Best for: Owner-operator buyers who want both the shop and the building.

Pros

  • Lower down payment (typically 10%–15%)

  • Long amortization (20–25 years when real estate is included)

  • Allows buyer to preserve working capital

  • Attractive interest rates compared to private lending

Cons

  • Heavy documentation

  • Appraisal must support combined value

  • Business must show enough cash flow to service debt

  • Longer closing timelines (60–90 days)


Key Insight: If the real estate value is high but the cash flow is weak, SBA lenders may hesitate unless the buyer brings additional capital or outside income.


Option 2 – Conventional Commercial Loan

Best for: Investors with strong credit, liquidity, and higher down payment ability.

Pros

  • Faster approvals

  • Less paperwork than SBA

  • Flexible underwriting for strong borrowers

Cons

  • 20%–30% down payment typical

  • Shorter amortization periods

  • Higher monthly payments

  • Banks focus heavily on debt-service coverage ratios

This route works well when the property is the primary value driver, not the business.


Option 3 – Owner Financing (Seller Carry)

Best for: Sellers who want a larger buyer pool and ongoing income.

Pros

  • Expands buyer pool dramatically

  • Faster deal execution

  • Can increase sale price

  • Flexible terms

Cons

  • Seller takes risk

  • Requires strong legal structure

  • Balloon payments are common

  • Seller waits for full payout

Many high-value property deals succeed with partial owner carry — for example, the seller finances 10%–25% while the buyer secures bank funding for the rest.


Option 4 – Split the Assets

Sometimes the smartest move is separating the business from the real estate.

Sell the Business, Lease the Property

  • Buyer purchases operations and equipment.

  • Seller retains real estate and collects rent.

  • Attractive for SBA buyers if lease terms are 10 years or longer (or 5 + options).

Sell Property to Investor, Business to Operator

  • Real estate investor purchases building.

  • Operator buyer purchases business.

  • Lease is negotiated between the two parties.

This approach works extremely well in markets like Austin where investors want stable automotive tenants.


Option 5 – Increase the Business Value First

If the property is outpacing the business, sometimes the answer is not financing — it’s improving profitability before selling.

Ways to strengthen the deal:

  • Raise labor rates to market

  • Increase average repair order

  • Add fleet or dealership accounts

  • Clean up bookkeeping and P&Ls

  • Reduce unnecessary expenses

A stronger business improves lender confidence and expands financing options.


What Buyers and Lenders Care About Most

  1. Debt Service Coverage – Can the combined income support payments?

  2. Lease Stability – If leasing, is the term long enough?

  3. Appraisal Support – Does the property value justify the price?

  4. Owner Involvement – Is the business transferable without the seller?

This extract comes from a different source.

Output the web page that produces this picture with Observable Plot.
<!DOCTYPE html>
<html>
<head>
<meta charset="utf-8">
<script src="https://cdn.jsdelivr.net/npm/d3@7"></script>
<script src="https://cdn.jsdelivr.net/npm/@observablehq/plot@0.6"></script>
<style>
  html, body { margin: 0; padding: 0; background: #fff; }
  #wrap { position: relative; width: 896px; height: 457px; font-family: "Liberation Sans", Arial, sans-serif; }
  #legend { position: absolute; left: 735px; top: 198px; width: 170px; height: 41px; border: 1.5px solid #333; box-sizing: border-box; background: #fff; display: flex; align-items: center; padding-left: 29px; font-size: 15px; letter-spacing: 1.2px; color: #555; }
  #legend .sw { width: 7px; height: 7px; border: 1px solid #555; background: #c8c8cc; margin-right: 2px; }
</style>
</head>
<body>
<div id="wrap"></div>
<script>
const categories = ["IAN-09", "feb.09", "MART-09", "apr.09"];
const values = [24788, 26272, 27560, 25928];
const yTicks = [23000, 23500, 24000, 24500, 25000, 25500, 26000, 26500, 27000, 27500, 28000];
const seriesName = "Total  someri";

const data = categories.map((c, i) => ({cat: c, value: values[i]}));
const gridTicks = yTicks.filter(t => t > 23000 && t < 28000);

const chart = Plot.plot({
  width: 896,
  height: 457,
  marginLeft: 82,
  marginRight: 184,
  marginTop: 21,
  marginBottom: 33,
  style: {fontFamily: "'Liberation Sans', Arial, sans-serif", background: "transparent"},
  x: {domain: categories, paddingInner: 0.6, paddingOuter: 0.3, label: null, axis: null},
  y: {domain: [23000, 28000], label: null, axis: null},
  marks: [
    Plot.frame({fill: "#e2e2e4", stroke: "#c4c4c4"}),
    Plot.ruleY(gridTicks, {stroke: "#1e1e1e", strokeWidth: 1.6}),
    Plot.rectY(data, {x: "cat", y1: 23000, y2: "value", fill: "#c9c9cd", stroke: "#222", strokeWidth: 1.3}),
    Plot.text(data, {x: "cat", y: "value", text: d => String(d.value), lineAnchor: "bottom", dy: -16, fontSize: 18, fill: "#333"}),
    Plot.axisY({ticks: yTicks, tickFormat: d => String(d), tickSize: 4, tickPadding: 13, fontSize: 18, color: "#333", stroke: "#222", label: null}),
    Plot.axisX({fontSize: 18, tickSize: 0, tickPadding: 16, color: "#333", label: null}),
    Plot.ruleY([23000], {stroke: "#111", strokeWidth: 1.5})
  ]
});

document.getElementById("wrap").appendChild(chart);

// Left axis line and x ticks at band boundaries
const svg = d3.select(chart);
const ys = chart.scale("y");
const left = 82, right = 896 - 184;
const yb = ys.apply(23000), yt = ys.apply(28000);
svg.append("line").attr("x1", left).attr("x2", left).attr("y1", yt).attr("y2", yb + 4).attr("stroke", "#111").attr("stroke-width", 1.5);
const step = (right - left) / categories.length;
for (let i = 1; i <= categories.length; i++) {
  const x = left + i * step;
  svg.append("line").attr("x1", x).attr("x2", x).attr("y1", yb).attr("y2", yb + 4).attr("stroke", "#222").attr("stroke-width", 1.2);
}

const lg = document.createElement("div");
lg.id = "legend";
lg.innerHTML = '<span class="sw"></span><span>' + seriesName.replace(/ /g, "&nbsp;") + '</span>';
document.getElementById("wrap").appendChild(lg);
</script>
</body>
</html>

  5. Location & Zoning – Automotive zoning is increasingly valuable and rare.


The Austin Factor


In Austin and other booming Texas markets:

  • Land appreciation often exceeds business growth.

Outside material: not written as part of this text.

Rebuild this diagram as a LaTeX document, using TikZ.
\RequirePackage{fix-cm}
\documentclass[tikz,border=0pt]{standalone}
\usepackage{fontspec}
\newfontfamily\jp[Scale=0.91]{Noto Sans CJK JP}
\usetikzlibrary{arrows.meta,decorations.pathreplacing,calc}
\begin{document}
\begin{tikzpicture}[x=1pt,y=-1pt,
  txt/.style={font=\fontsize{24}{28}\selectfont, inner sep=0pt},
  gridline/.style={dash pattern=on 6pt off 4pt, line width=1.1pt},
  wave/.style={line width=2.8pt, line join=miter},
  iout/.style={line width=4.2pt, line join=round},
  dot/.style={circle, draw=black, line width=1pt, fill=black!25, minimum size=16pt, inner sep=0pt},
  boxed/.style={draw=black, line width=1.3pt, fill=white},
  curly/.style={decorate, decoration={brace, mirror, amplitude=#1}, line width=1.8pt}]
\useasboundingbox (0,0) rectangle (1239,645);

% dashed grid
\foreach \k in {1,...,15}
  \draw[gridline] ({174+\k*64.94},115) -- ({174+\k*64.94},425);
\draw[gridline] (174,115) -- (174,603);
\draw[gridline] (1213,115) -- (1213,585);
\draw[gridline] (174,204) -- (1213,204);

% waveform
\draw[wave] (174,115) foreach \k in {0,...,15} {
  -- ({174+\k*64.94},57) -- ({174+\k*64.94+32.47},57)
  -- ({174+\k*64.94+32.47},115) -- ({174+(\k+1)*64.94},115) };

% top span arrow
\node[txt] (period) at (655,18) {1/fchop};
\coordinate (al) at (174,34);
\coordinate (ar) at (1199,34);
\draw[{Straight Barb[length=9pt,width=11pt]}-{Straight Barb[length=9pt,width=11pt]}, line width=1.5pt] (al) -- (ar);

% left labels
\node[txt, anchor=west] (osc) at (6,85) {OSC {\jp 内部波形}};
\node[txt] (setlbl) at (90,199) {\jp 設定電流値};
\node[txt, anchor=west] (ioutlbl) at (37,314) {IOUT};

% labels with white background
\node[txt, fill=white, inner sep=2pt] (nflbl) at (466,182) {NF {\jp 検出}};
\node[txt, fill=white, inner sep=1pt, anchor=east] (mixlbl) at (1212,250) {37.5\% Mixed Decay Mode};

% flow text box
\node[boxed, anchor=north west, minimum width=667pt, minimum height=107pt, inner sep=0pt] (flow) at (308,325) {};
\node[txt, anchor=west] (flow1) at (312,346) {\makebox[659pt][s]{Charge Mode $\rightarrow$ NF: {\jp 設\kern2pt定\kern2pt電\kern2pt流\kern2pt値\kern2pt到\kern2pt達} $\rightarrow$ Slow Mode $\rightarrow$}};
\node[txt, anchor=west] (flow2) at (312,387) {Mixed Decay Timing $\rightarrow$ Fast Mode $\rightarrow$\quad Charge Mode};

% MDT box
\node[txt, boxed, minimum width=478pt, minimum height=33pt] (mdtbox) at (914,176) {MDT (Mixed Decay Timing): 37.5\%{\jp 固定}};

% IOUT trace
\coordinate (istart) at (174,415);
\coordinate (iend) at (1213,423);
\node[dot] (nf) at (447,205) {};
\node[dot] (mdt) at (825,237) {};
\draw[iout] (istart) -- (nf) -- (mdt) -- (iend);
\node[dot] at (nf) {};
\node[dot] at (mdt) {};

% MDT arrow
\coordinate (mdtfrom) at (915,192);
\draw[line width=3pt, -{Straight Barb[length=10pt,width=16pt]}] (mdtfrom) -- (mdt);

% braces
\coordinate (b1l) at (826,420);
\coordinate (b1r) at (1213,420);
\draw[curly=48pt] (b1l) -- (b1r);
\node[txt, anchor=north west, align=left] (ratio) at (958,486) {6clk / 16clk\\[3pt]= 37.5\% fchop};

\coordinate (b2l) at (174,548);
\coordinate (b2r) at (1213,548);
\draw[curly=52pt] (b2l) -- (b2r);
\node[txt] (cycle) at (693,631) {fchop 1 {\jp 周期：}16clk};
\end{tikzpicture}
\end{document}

  • Automotive zoning is limited and valuable.

  • Investors are willing to pay premiums for stabilized tenants.

  • Creative structuring wins deals more often than rigid pricing.

The most successful transactions are rarely “cash only." They are structured deals combining financing, lease strategy, and sometimes seller participation.


Final Thought

When the property value is higher than the annual business revenue, the goal isn’t just to “find a buyer." The goal is to match the right buyer with the right structure.

Whether through SBA lending, conventional loans, owner financing, or asset separation, there is almost always a path forward. High property values don’t block sales — they simply require smarter deal design.